Source code of charts:
↓

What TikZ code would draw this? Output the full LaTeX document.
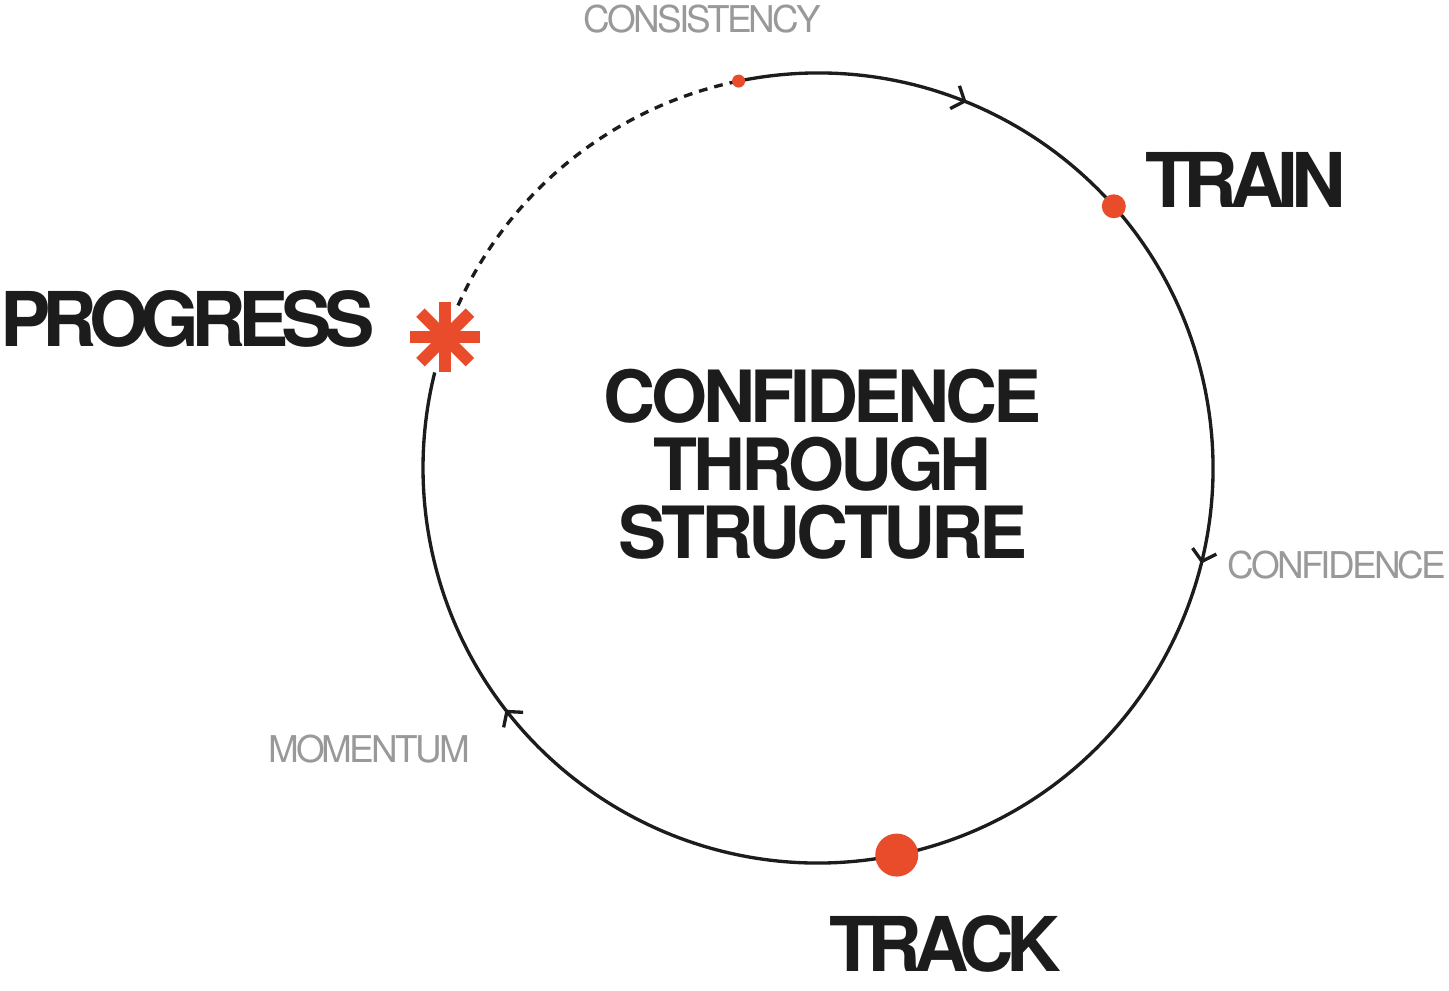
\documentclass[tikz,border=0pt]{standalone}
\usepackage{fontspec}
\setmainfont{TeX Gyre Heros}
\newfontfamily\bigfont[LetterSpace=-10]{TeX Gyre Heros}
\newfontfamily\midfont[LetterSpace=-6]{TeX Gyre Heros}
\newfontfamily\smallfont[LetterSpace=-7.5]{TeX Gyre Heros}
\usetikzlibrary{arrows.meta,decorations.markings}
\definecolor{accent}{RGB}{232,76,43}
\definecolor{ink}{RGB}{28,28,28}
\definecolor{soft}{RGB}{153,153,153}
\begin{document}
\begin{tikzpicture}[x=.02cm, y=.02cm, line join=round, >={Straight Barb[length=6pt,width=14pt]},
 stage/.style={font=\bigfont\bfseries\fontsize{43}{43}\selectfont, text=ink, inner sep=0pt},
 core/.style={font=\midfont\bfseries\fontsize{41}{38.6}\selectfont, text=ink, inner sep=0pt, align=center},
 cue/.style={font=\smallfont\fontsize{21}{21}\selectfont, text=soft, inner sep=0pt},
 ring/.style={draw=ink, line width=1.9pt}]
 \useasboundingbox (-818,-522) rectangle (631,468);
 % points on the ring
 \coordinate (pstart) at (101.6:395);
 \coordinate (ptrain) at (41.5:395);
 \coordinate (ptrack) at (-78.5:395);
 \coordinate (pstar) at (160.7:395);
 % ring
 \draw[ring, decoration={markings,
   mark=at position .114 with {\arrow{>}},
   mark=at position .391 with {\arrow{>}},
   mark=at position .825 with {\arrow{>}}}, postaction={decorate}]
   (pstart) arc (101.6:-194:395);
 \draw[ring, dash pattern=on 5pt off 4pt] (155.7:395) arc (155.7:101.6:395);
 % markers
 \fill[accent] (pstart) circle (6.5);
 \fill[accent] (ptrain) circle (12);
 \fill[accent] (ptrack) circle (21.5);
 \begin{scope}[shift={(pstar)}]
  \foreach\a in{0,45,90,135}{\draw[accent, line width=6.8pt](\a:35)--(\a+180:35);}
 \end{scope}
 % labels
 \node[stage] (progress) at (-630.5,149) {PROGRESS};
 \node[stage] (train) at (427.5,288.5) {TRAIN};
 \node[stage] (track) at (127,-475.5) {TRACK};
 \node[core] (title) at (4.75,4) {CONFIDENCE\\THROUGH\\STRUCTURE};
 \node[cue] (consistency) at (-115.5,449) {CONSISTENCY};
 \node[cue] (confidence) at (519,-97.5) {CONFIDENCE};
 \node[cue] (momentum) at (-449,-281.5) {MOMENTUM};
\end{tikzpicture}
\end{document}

↑
↓

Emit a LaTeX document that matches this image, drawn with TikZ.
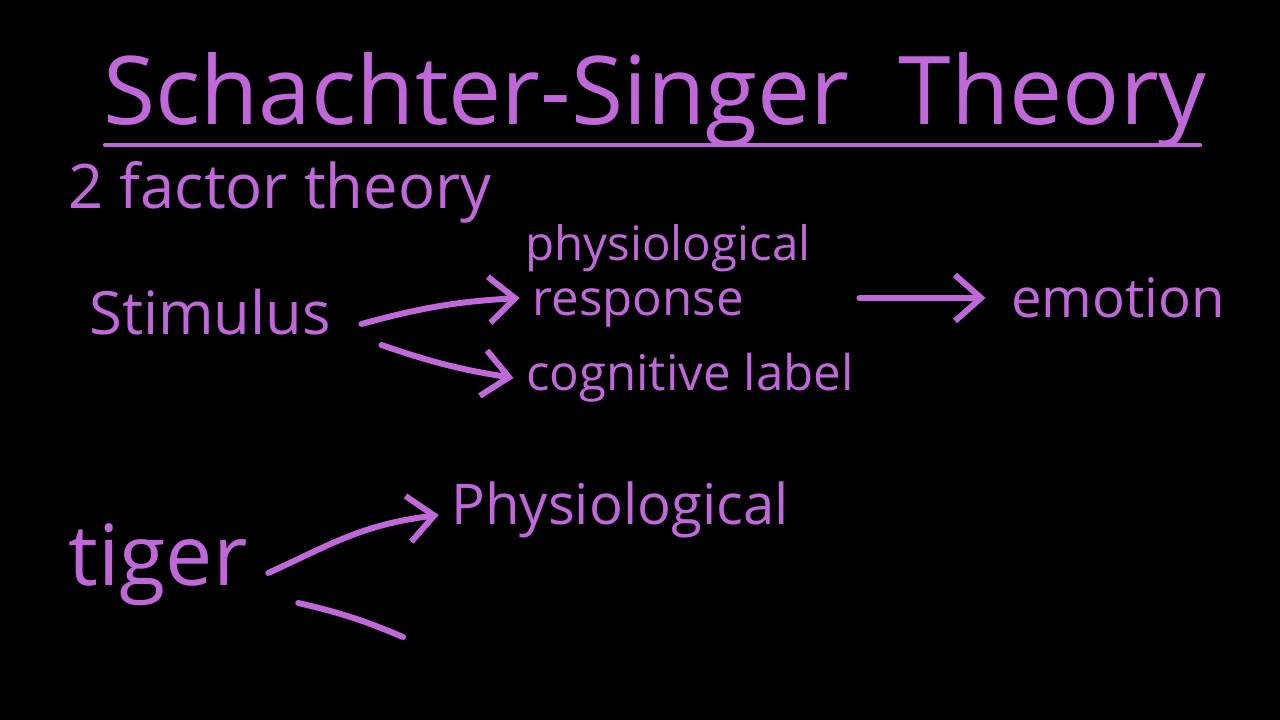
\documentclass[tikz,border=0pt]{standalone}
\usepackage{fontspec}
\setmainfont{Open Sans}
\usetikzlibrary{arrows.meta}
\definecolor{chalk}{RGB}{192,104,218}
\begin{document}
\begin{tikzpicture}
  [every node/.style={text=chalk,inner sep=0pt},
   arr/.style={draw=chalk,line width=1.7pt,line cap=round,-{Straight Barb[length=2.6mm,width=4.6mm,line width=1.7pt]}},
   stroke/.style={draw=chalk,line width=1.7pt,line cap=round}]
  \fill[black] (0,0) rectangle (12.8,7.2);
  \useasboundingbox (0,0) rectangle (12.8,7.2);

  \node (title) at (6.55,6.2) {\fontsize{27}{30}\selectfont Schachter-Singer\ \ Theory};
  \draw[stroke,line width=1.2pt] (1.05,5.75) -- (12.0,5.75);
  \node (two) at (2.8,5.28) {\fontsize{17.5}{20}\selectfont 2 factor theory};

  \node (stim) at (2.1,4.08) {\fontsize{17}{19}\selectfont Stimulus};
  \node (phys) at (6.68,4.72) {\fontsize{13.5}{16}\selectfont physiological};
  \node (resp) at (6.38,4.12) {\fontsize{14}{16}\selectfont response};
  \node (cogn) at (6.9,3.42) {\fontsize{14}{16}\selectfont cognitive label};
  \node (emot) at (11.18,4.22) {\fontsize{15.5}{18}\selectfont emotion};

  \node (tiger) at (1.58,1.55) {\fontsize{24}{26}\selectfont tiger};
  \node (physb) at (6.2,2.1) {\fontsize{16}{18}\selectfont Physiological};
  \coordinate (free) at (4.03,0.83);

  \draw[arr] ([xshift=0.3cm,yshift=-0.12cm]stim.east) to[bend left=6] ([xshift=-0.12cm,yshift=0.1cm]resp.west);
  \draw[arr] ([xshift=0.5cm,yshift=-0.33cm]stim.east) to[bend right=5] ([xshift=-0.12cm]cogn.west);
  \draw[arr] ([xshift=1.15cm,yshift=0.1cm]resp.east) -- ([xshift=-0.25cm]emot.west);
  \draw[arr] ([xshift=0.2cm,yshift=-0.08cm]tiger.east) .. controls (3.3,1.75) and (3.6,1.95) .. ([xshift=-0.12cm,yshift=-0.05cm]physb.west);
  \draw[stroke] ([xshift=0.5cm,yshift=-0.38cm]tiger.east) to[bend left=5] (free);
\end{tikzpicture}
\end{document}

↑

Short problem. Extract the part of the records that opens with the line containing "Emit a LaTeX" and closes with the line containing "(two) at (2.8,5.28)". Take only those lines, exactly, and no pictures.

Reply to the task.
Emit a LaTeX document that matches this image, drawn with TikZ.
\documentclass[tikz,border=0pt]{standalone}
\usepackage{fontspec}
\setmainfont{Open Sans}
\usetikzlibrary{arrows.meta}
\definecolor{chalk}{RGB}{192,104,218}
\begin{document}
\begin{tikzpicture}
  [every node/.style={text=chalk,inner sep=0pt},
   arr/.style={draw=chalk,line width=1.7pt,line cap=round,-{Straight Barb[length=2.6mm,width=4.6mm,line width=1.7pt]}},
   stroke/.style={draw=chalk,line width=1.7pt,line cap=round}]
  \fill[black] (0,0) rectangle (12.8,7.2);
  \useasboundingbox (0,0) rectangle (12.8,7.2);

  \node (title) at (6.55,6.2) {\fontsize{27}{30}\selectfont Schachter-Singer\ \ Theory};
  \draw[stroke,line width=1.2pt] (1.05,5.75) -- (12.0,5.75);
  \node (two) at (2.8,5.28) {\fontsize{17.5}{20}\selectfont 2 factor theory};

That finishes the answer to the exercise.